+++ DATA SEGMENT +++

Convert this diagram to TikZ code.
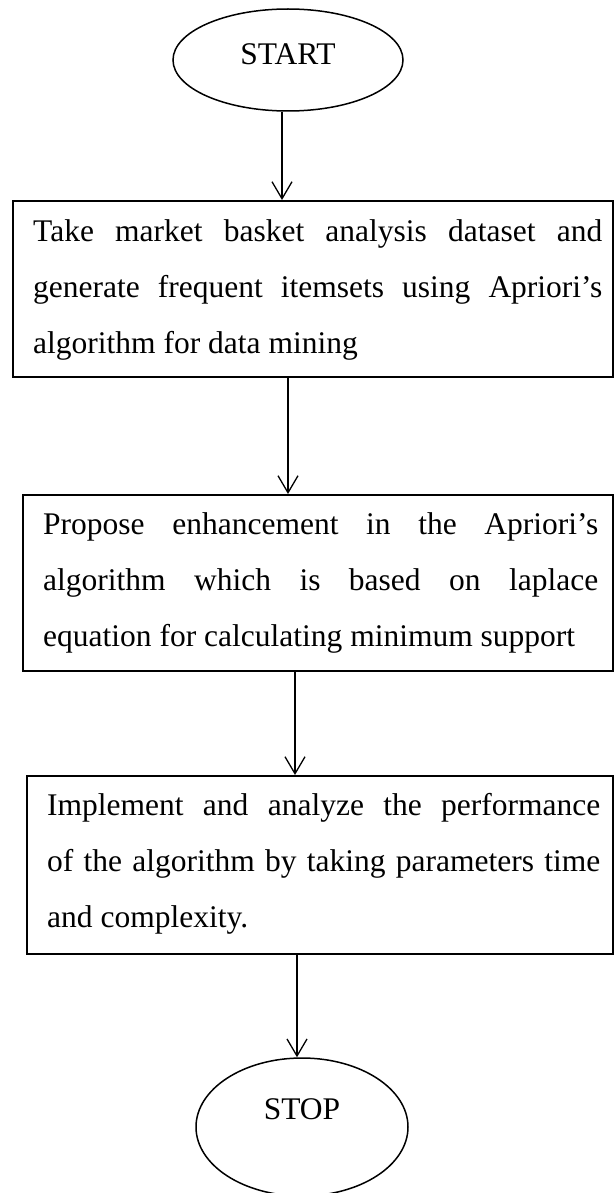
\documentclass[tikz,border=0pt]{standalone}
\usepackage{fontspec}
\setmainfont{Liberation Serif}
\usetikzlibrary{shapes.geometric,arrows.meta}
\tikzset{
  box/.style={draw, line width=1.5pt, rectangle, inner sep=0pt, anchor=north west},
  oval/.style={draw, line width=1.5pt, ellipse, inner sep=0pt},
  txt/.style={inner sep=0pt, anchor=base west, align=justify, font=\fontsize{31.5}{56}\selectfont},
  lbl/.style={inner sep=0pt, anchor=base, font=\fontsize{31.5}{56}\selectfont},
  arr/.style={line width=1.3pt, -{Straight Barb[length=17pt,width=20pt,line width=1.3pt]}}
}
\begin{document}
\begin{tikzpicture}[x=1pt,y=-1pt]
\useasboundingbox (0,0) rectangle (613,1193);
% start
\node[oval, minimum width=230pt, minimum height=102pt] (s) at (288,60) {};
\node[lbl] (st) at (288,65) {START};
% boxes
\node[box, minimum width=600pt, minimum height=176pt] (b1) at (12,200) {};
\node[txt, text width=569pt] (t1) at (33,241) {Take market basket analysis dataset and\linebreak generate frequent itemsets using Apriori’s\linebreak algorithm for data mining};
\node[box, minimum width=590pt, minimum height=176pt] (b2) at (22,494) {};
\node[txt, text width=555pt] (t2) at (43,534) {Propose enhancement in the Apriori’s\linebreak algorithm which is based on laplace\linebreak equation for calculating minimum support};
\node[box, minimum width=586pt, minimum height=178pt] (b3) at (26,775) {};
\node[txt, text width=553pt] (t3) at (47,815) {Implement and analyze the performance\linebreak of the algorithm by taking parameters time\linebreak and complexity.};
% stop
\node[oval, minimum width=212pt, minimum height=138pt] (e) at (302,1127) {};
\node[lbl] (sp) at (302,1119) {STOP};
% connectors
\coordinate (k1) at (282,0);
\coordinate (k2) at (288,0);
\coordinate (k3) at (295,0);
\coordinate (k4) at (297,0);
\draw[arr] (s.south -| k1) -- (b1.north -| k1);
\draw[arr] (b1.south -| k2) -- (b2.north -| k2);
\draw[arr] (b2.south -| k3) -- (b3.north -| k3);
\draw[arr] (b3.south -| k4) -- (e.north -| k4);
\end{tikzpicture}
\end{document}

+++

*PROBLEM STATEMENT:*
Exclude the pictures, and transcribe all of the material exactly.

*WRITTEN SOLUTION:*
Convert this diagram to TikZ code.
\documentclass[tikz,border=0pt]{standalone}
\usepackage{fontspec}
\setmainfont{Liberation Serif}
\usetikzlibrary{shapes.geometric,arrows.meta}
\tikzset{
  box/.style={draw, line width=1.5pt, rectangle, inner sep=0pt, anchor=north west},
  oval/.style={draw, line width=1.5pt, ellipse, inner sep=0pt},
  txt/.style={inner sep=0pt, anchor=base west, align=justify, font=\fontsize{31.5}{56}\selectfont},
  lbl/.style={inner sep=0pt, anchor=base, font=\fontsize{31.5}{56}\selectfont},
  arr/.style={line width=1.3pt, -{Straight Barb[length=17pt,width=20pt,line width=1.3pt]}}
}
\begin{document}
\begin{tikzpicture}[x=1pt,y=-1pt]
\useasboundingbox (0,0) rectangle (613,1193);
% start
\node[oval, minimum width=230pt, minimum height=102pt] (s) at (288,60) {};
\node[lbl] (st) at (288,65) {START};
% boxes
\node[box, minimum width=600pt, minimum height=176pt] (b1) at (12,200) {};
\node[txt, text width=569pt] (t1) at (33,241) {Take market basket analysis dataset and\linebreak generate frequent itemsets using Apriori’s\linebreak algorithm for data mining};
\node[box, minimum width=590pt, minimum height=176pt] (b2) at (22,494) {};
\node[txt, text width=555pt] (t2) at (43,534) {Propose enhancement in the Apriori’s\linebreak algorithm which is based on laplace\linebreak equation for calculating minimum support};
\node[box, minimum width=586pt, minimum height=178pt] (b3) at (26,775) {};
\node[txt, text width=553pt] (t3) at (47,815) {Implement and analyze the performance\linebreak of the algorithm by taking parameters time\linebreak and complexity.};
% stop
\node[oval, minimum width=212pt, minimum height=138pt] (e) at (302,1127) {};
\node[lbl] (sp) at (302,1119) {STOP};
% connectors
\coordinate (k1) at (282,0);
\coordinate (k2) at (288,0);
\coordinate (k3) at (295,0);
\coordinate (k4) at (297,0);
\draw[arr] (s.south -| k1) -- (b1.north -| k1);
\draw[arr] (b1.south -| k2) -- (b2.north -| k2);
\draw[arr] (b2.south -| k3) -- (b3.north -| k3);
\draw[arr] (b3.south -| k4) -- (e.north -| k4);
\end{tikzpicture}
\end{document}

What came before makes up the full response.